Reinsurance is entering a new era with a systemic shift in how capacity is sourced and managed, driven by a convergence of granular data analytics, widespread technology adoption, and a diversifying pool of global capital, Send analysts stated in a recent report.
Moreover, no longer content to compete solely on price or traditional appetite, the industry’s leaders are now distinguishing themselves through their ability to harness real-time information to make faster, more precise decisions.
Data lies at the heart of this shift, described by reinsurance broker Willis Re as ‘Reinsurance Market 2.0,’ reinsurers are now utilising cloud-native modelling platforms, AI-enhanced analytics, and multi-model approaches to enabling portfolio optimisation and scenario analysis that would have been impossible just a few years ago.
This increased transparency is proving to be a magnet for broader clearer insights into risk transfer mechanisms, the industry is effectively lowering traditional barriers to entry and inviting fresh capital into the market.
“Transformative changes in broker-led platforms and delegated authority models are pivotal to supporting this new era of reinsurance, strengthening the ecosystem and creating a strong chain that connects frontline underwriting to global capital,” Send analysts explained.
Adding: “Facilities now incorporate automated bordereaux, real-time exposure tracking and AI-driven risk scoring, allowing reinsurers to monitor and adjust capacity dynamically without the friction of annual renewals.”
“This technology not only reduces administrative drag but also enables complex multi-layered structures, seamlessly blending treaty, facultative, collateralised reinsurance and even parametric triggers that align precisely with portfolio needs, smoothing volatility while delivering optimal capital efficiency.”
Industry analysts point to 2026 as the pivotal year when Reinsurance 2.0 will move from a theoretical concept to standard practice.
This shift is being supported by new London market standards, such as unified data formats, which are replacing clunky spreadsheets for automated updates that let capacity flex with real portfolio needs instead of fixed yearly deals.
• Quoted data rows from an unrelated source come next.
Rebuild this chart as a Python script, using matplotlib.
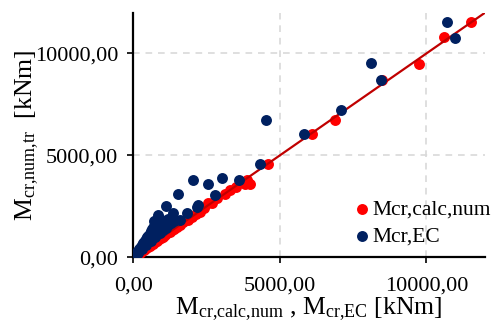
import matplotlib
matplotlib.use("Agg")
import matplotlib.pyplot as plt
from matplotlib.ticker import FuncFormatter, MultipleLocator

plt.rcParams['font.family'] = ['Liberation Serif', 'DejaVu Serif']
plt.rcParams['mathtext.fontset'] = 'custom'
plt.rcParams['mathtext.rm'] = 'Liberation Serif'
plt.rcParams['mathtext.it'] = 'Liberation Serif:italic'

# Mcr,calc,num  (x, y) in kNm
calc_x = [20, 50, 80, 110, 150, 190, 230, 270, 310, 350, 400, 450, 500, 560, 620,
          680, 740, 800, 870, 940, 1010, 1080, 1160, 1240, 1320, 1400, 1500, 1600,
          1705, 1850, 1991, 2150, 2274, 2420, 2557, 2700, 2843, 3126, 3300, 3500,
          3797, 3866, 3978, 4602, 6082, 6876, 8480, 9740, 10592, 11536]
calc_y = [20, 45, 85, 105, 150, 185, 235, 265, 320, 345, 410, 440, 510, 550, 630,
          670, 750, 790, 880, 930, 1020, 1070, 1170, 1230, 1330, 1390, 1510, 1590,
          1741, 1830, 1985, 2140, 2230, 2400, 2640, 2680, 2885, 3095, 3280, 3460,
          3618, 3814, 3619, 4597, 6029, 6748, 8700, 9487, 10787, 11521]

# Mcr,EC  (x, y) in kNm
ec_x = [20, 40, 60, 80, 100, 120, 140, 160, 180, 200, 220, 240, 260, 280, 300, 320,
        340, 360, 380, 400, 420, 440, 460, 480, 500, 530, 560, 590, 620, 650, 680,
        720, 760, 800, 150, 300, 450, 600, 750, 900, 1000, 1100, 1200, 1300, 1400,
        700, 900, 1000, 1200, 784, 842, 1105, 1364, 1524, 1592, 1841, 2045, 2161,
        2216, 2547, 2785, 3013, 3614, 4319, 4514, 5830, 7070, 8127, 8444, 10718, 10967]
ec_y = [40, 70, 110, 150, 190, 230, 270, 310, 350, 390, 430, 470, 510, 560, 600, 640,
        680, 720, 770, 810, 850, 900, 940, 990, 1030, 1100, 1160, 1230, 1300, 1370, 1440,
        1520, 1600, 1700, 220, 420, 620, 820, 1000, 1200, 1350, 1450, 1600, 1700, 1800,
        1800, 1900, 1700, 1900, 1824, 2068, 2509, 2152, 3095, 1824, 2152, 3814, 2445,
        2557, 3584, 3046, 3912, 3814, 4597, 6748, 6029, 7203, 9516, 8719, 11521, 10758]

trend_x = [0, 12100]
trend_y = [0, 12100]

fig = plt.figure(figsize=(4.96, 3.24), dpi=100)
ax = fig.add_axes([133.3 / 496, (324 - 257.3) / 324, (485 - 133.3) / 496, (257.3 - 12.7) / 324])

ax.scatter(calc_x, calc_y, s=62, color='#ff0000', linewidths=0, zorder=3, label='Mcr,calc,num')
ax.plot(trend_x, trend_y, color='#c00000', linewidth=1.6, zorder=4)
ax.scatter(ec_x, ec_y, s=62, color='#002060', linewidths=0, zorder=5, label='Mcr,EC')

ax.set_xlim(0, 12000)
ax.set_ylim(0, 12000)
ax.xaxis.set_major_locator(MultipleLocator(5000))
ax.yaxis.set_major_locator(MultipleLocator(5000))
fmt = FuncFormatter(lambda v, p: ('%.2f' % v).replace('.', ','))
ax.xaxis.set_major_formatter(fmt)
ax.yaxis.set_major_formatter(fmt)

ax.grid(True, color='#d9d9d9', linestyle=(0, (4, 3.5)), linewidth=1.2, zorder=0)
ax.set_axisbelow(True)
for s in ['top', 'right']:
    ax.spines[s].set_visible(False)
for s in ['left', 'bottom']:
    ax.spines[s].set_linewidth(1.6)
ax.tick_params(axis='both', direction='out', length=4, width=1.2, labelsize=16)
ax.tick_params(axis='x', pad=10)
ax.tick_params(axis='y', pad=7)

ax.set_xlabel(r'M$_{\mathrm{cr{,}calc{,}num}}$ , M$_{\mathrm{cr{,}EC}}$ [kNm]', fontsize=18.5, labelpad=-0.5)
ax.set_ylabel(r'M$_{\mathrm{cr{,}num{,}tr}}$  [kNm]', fontsize=18.5)
ax.yaxis.set_label_coords(-0.262, 0.5)

ax.legend(loc='center left', bbox_to_anchor=(357 / 496, (324 - 223) / 324),
          bbox_transform=fig.transFigure, frameon=False, fontsize=15.5,
          handlelength=0.5, handletextpad=0.2, labelspacing=0.3, borderpad=0,
          borderaxespad=0, markerscale=1.0)

fig.savefig('out.png', dpi=100)
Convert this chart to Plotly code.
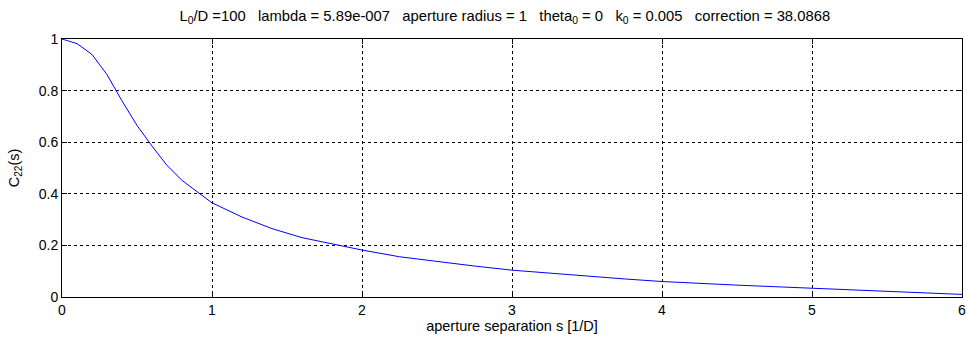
import plotly.graph_objects as go

s_values = [0, 0.1, 0.2, 0.3, 0.4, 0.5, 0.6, 0.7, 0.8, 0.9, 1.0, 1.2, 1.4, 1.6, 1.8, 2.0,
            2.25, 2.5, 2.75, 3.0, 3.25, 3.5, 3.75, 4.0, 4.25, 4.5, 4.75, 5.0, 5.25, 5.5, 5.75, 6.0]
c22_values = [1.0, 0.982, 0.94, 0.862, 0.76, 0.665, 0.585, 0.51, 0.452, 0.41, 0.365, 0.31, 0.265,
              0.23, 0.205, 0.182, 0.156, 0.137, 0.12, 0.104, 0.092, 0.080, 0.070, 0.060, 0.052,
              0.046, 0.040, 0.034, 0.029, 0.023, 0.017, 0.010]
x_ticks = [0, 1, 2, 3, 4, 5, 6]
x_tick_labels = ["0", "1", "2", "3", "4", "5", "6"]
y_ticks = [0, 0.2, 0.4, 0.6, 0.8, 1.0]
y_tick_labels = ["0", "0.2", "0.4", "0.6", "0.8", "1"]

sp = "\u00a0\u00a0\u00a0"
title = ("L<sub>0</sub>/D =100" + sp + "lambda = 5.89e-007" + sp + "aperture radius = 1" + sp +
         "theta<sub>0</sub> = 0" + sp + "k<sub>0</sub> = 0.005" + sp + "correction = 38.0868")

FONT = "Liberation Sans, Arial, sans-serif"

fig = go.Figure()
fig.add_trace(go.Scatter(x=s_values, y=c22_values, mode="lines",
                         line=dict(color="rgb(0,0,255)", width=1), showlegend=False,
                         hoverinfo="skip"))

axis_common = dict(showline=True, linecolor="black", linewidth=1, mirror="ticks",
                   ticks="inside", ticklen=5, tickcolor="black", tickwidth=1,
                   showgrid=True, gridcolor="black", griddash="3px,3px", gridwidth=1,
                   zeroline=False, tickfont=dict(family=FONT, size=14, color="black"))

fig.update_layout(
    width=967, height=343,
    margin=dict(l=62, r=1, t=39, b=46),
    paper_bgcolor="white", plot_bgcolor="white",
    font=dict(family=FONT, size=14, color="black"),
    title=dict(text=title, x=0.522, xanchor="center", y=0.955, yanchor="middle",
               font=dict(family=FONT, size=14.8, color="black")),
    xaxis=dict(range=[0, 6], tickvals=x_ticks, ticktext=x_tick_labels,
               ticklabeloverflow="allow",
               title=dict(text="aperture separation s [1/D]", standoff=3,
                          font=dict(family=FONT, size=14.5)),
               **axis_common),
    yaxis=dict(range=[0, 1], tickvals=y_ticks, ticktext=y_tick_labels,
               title=dict(text="C<sub>22</sub>(s)", standoff=15,
                          font=dict(family=FONT, size=14.5)),
               **axis_common),
)

fig.write_html("out.html")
While reinsurance capital continued its recovery through the first half of 2025, approaching pre-2022 peaks, softening market rates are placing a new premium on efficiency.
Carriers are now under pressure to quantify the value of every reinsurance dollar, while reinsurers are prioritising partnerships with data-transparent cedants to eliminate pricing guesswork, the report noted.
The regulatory environment is also playing a supportive role, with frameworks like Solvency II beginning to favour companies that maintain high levels of data transparency through streamlined reporting.
Brokers are responding by rolling out ready-made facilities for managing general agents (MGAs) that blend traditional reinsurance, with investor capital and parametric cover, supported by shared analytics to attract capital to strong-performing books.
Send analysts concluded: “Reinsurance 2.0 presents both opportunity and obligation. The opportunity lies in accessing deeper pools of capital, deploying capacity more efficiently, and building portfolios with unprecedented precision.
“The obligation is to develop the data literacy, technological capabilities, and operational frameworks to thrive in this new environment. Underwriters who can successfully navigate delegated arrangements, leverage advanced analytics, and work seamlessly within broker-facilitated ecosystems will gain significant competitive advantages.”